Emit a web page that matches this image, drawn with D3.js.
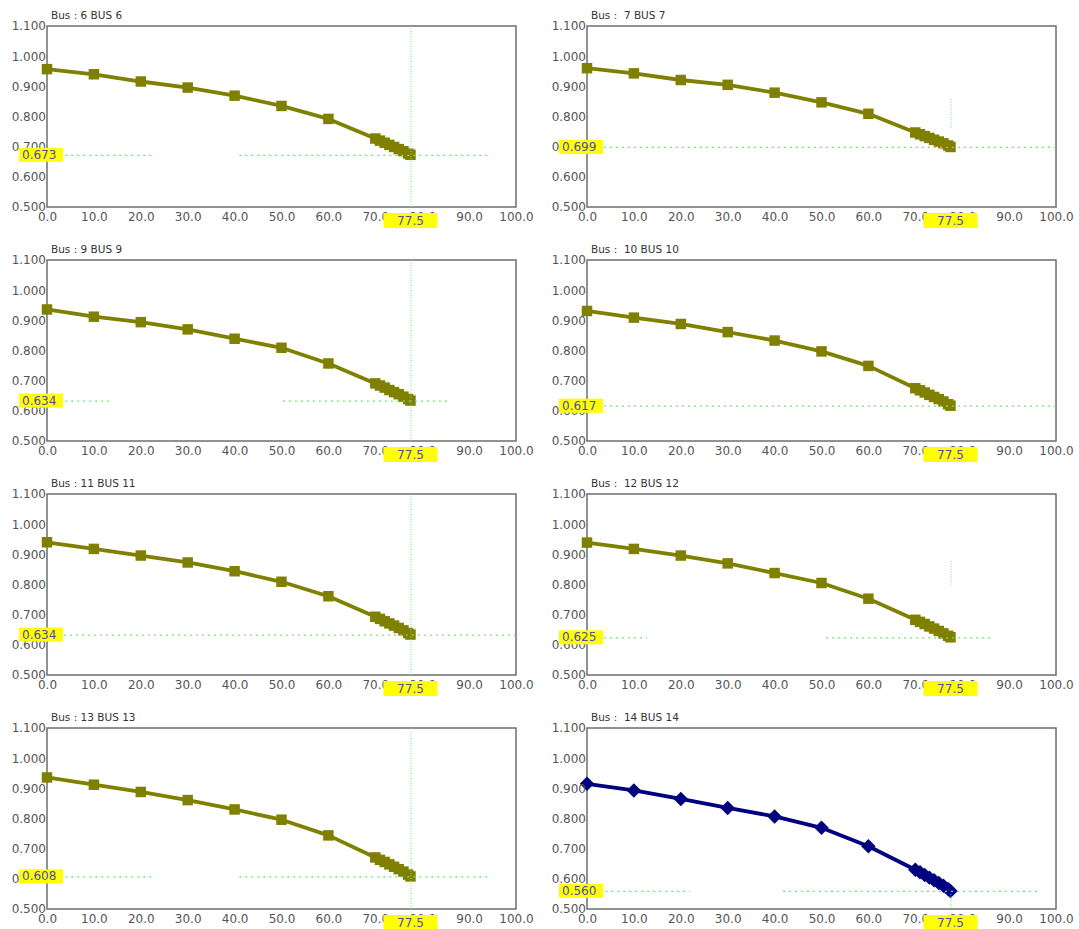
<!DOCTYPE html>
<html>
<head>
<meta charset="utf-8">
<script src="https://cdn.jsdelivr.net/npm/d3@7"></script>
<style>
  html, body { margin: 0; padding: 0; background: #fff; }
  svg { display: block; }
</style>
</head>
<body>
<svg id="chart" width="1079" height="929"></svg>
<script>
// load steps (x) shared by every bus
const loads = [0, 10, 20, 30, 40, 50, 60, 70, 71, 72, 73, 74, 75, 76, 77, 77.5]
const xTicks = [0, 10, 20, 30, 40, 50, 60, 70, 80, 90, 100]
const yTicks = [0.5, 0.6, 0.7, 0.8, 0.9, 1.0, 1.1]

const busTitles = ["Bus : 6 BUS 6", "Bus :  7 BUS 7", "Bus : 9 BUS 9", "Bus :  10 BUS 10",
  "Bus : 11 BUS 11", "Bus :  12 BUS 12", "Bus : 13 BUS 13", "Bus :  14 BUS 14"]

const bus6 = [0.957, 0.940, 0.916, 0.896, 0.869, 0.835, 0.792, 0.727, 0.720, 0.713, 0.706, 0.699, 0.692, 0.685, 0.677, 0.673]
const bus7 = [0.960, 0.943, 0.921, 0.905, 0.879, 0.847, 0.809, 0.747, 0.741, 0.735, 0.729, 0.723, 0.717, 0.711, 0.704, 0.699]
const bus9 = [0.936, 0.912, 0.894, 0.870, 0.839, 0.809, 0.757, 0.691, 0.684, 0.677, 0.669, 0.662, 0.655, 0.647, 0.639, 0.634]
const bus10 = [0.931, 0.909, 0.888, 0.861, 0.833, 0.797, 0.749, 0.675, 0.668, 0.661, 0.653, 0.646, 0.639, 0.631, 0.622, 0.617]
const bus11 = [0.940, 0.918, 0.896, 0.873, 0.844, 0.809, 0.761, 0.693, 0.686, 0.678, 0.671, 0.664, 0.656, 0.648, 0.639, 0.634]
const bus12 = [0.939, 0.918, 0.896, 0.870, 0.838, 0.805, 0.753, 0.683, 0.676, 0.669, 0.661, 0.654, 0.646, 0.638, 0.630, 0.625]
const bus13 = [0.936, 0.912, 0.888, 0.861, 0.830, 0.796, 0.744, 0.671, 0.663, 0.656, 0.648, 0.640, 0.632, 0.624, 0.614, 0.608]
const bus14 = [0.915, 0.893, 0.865, 0.835, 0.807, 0.769, 0.708, 0.630, 0.622, 0.613, 0.604, 0.595, 0.586, 0.577, 0.566, 0.560]
const busValues = [bus6, bus7, bus9, bus10, bus11, bus12, bus13, bus14]

// cursor read-out
const cursorX = 77.5
const cursorY = [0.673, 0.699, 0.634, 0.617, 0.634, 0.625, 0.608, 0.560]
// visible pieces of the dotted cursor lines (x ranges for horizontal, y ranges for vertical)
const hPieces = [
  [[3.9, 22.6], [41, 94.7]],
  [[3.6, 100]],
  [[3.9, 13.4], [50.3, 85.5]],
  [[3.6, 100]],
  [[3.6, 100]],
  [[3.6, 12.8], [51, 86.3]],
  [[3.9, 22.6], [41, 94.7]],
  [[3.9, 22], [41.8, 95.9]],
]
const vPieces = [
  [[0.5, 1.1]],
  [[0.757, 0.857]],
  [[0.5, 1.1]],
  [],
  [[0.5, 1.1]],
  [[0.8, 0.877]],
  [[0.5, 1.1]],
  [[0.5, 0.55]],
]

const svg = d3.select("#chart")
const font = "DejaVu Sans, Verdana, sans-serif"
const colLeft = [47, 587]
const rowTop = [26, 260, 494, 728]
const iw = 469
const ih = 181

busValues.forEach((vals, i) => {
  const left = colLeft[i % 2]
  const top = rowTop[Math.floor(i / 2)]
  const x = d3.scaleLinear().domain([0, 100]).range([0, iw])
  const y = d3.scaleLinear().domain([0.5, 1.1]).range([ih, 0])
  const blue = i === 7
  const color = blue ? "#000080" : "#808000"

  const g = svg.append("g").attr("transform", `translate(${left},${top})`)

  g.append("text")
    .attr("x", 4).attr("y", -7)
    .attr("font-family", font).attr("font-size", 10.5).attr("fill", "#333")
    .style("white-space", "pre")
    .text(busTitles[i])

  g.append("rect")
    .attr("width", iw).attr("height", ih)
    .attr("fill", "#fff").attr("stroke", "#6e6e6e").attr("stroke-width", 1.5)

  const pts = loads.map((l, j) => ({x: l, y: vals[j]}))

  g.append("path")
    .datum(pts)
    .attr("fill", "none")
    .attr("stroke", color)
    .attr("stroke-width", 3.8)
    .attr("stroke-linejoin", "round")
    .attr("d", d3.line().x((d) => x(d.x)).y((d) => y(d.y)))

  const sym = d3.symbol().type(d3.symbolSquare).size(blue ? 105 : 110)
  g.append("g")
    .selectAll("path")
    .data(pts)
    .join("path")
    .attr("transform", (d) => `translate(${x(d.x)},${y(d.y)})${blue ? " rotate(45)" : ""}`)
    .attr("d", sym)
    .attr("fill", color)

  // dotted cursor
  const cur = g.append("g").attr("stroke", "#6fe26f")
  hPieces[i].forEach(([a, b]) => {
    cur.append("line")
      .attr("x1", x(a)).attr("x2", x(b))
      .attr("y1", y(cursorY[i]) + 0.5).attr("y2", y(cursorY[i]) + 0.5)
      .attr("stroke-width", 1.3)
      .attr("stroke-dasharray", "2,4")
  })
  vPieces[i].forEach(([a, b]) => {
    cur.append("line")
      .attr("x1", x(cursorX) + 0.5).attr("x2", x(cursorX) + 0.5)
      .attr("y1", y(b)).attr("y2", y(a))
      .attr("stroke-width", 1)
      .attr("stroke-dasharray", "1,1.5")
  })

  g.append("g")
    .attr("transform", `translate(0,${ih})`)
    .call(d3.axisBottom(x).tickValues(xTicks).tickFormat(d3.format(".1f")).tickSize(0).tickPadding(5))
    .call((gg) => gg.select(".domain").remove())
    .call((gg) => gg.selectAll("text").attr("font-family", font).attr("font-size", 12).attr("fill", "#555"))

  g.append("g")
    .call(d3.axisLeft(y).tickValues(yTicks).tickFormat(d3.format(".3f")).tickSize(0).tickPadding(1))
    .call((gg) => gg.select(".domain").remove())
    .call((gg) => gg.selectAll("text").attr("font-family", font).attr("font-size", 12).attr("fill", "#555"))

  // yellow read-out tags
  const yl = g.append("g").attr("transform", `translate(-28,${y(cursorY[i]) - 7})`)
  yl.append("rect").attr("width", 44).attr("height", 14).attr("fill", "#ffff00")
  yl.append("text")
    .attr("x", 3).attr("y", 11)
    .attr("font-family", font).attr("font-size", 12).attr("fill", "#4b4bb0")
    .text(d3.format(".3f")(cursorY[i]))

  const xl = g.append("g").attr("transform", `translate(${x(cursorX) - 27},${ih + 6})`)
  xl.append("rect").attr("width", 54).attr("height", 15).attr("fill", "#ffff00")
  xl.append("text")
    .attr("x", 27).attr("y", 12).attr("text-anchor", "middle")
    .attr("font-family", font).attr("font-size", 12).attr("fill", "#4b4bb0")
    .text(d3.format(".1f")(cursorX))
})
</script>
</body>
</html>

WHAT NEEDS TO BE DONE:
Take the material above from its first line through the line holding "const yTicks = [0.5, 0.6, 0.7, 0.8, 0.9, 1.0, 1.1]" and set it down exactly, without the pictures.

SOLUTION TO THIS TASK:
Emit a web page that matches this image, drawn with D3.js.
<!DOCTYPE html>
<html>
<head>
<meta charset="utf-8">
<script src="https://cdn.jsdelivr.net/npm/d3@7"></script>
<style>
  html, body { margin: 0; padding: 0; background: #fff; }
  svg { display: block; }
</style>
</head>
<body>
<svg id="chart" width="1079" height="929"></svg>
<script>
// load steps (x) shared by every bus
const loads = [0, 10, 20, 30, 40, 50, 60, 70, 71, 72, 73, 74, 75, 76, 77, 77.5]
const xTicks = [0, 10, 20, 30, 40, 50, 60, 70, 80, 90, 100]
const yTicks = [0.5, 0.6, 0.7, 0.8, 0.9, 1.0, 1.1]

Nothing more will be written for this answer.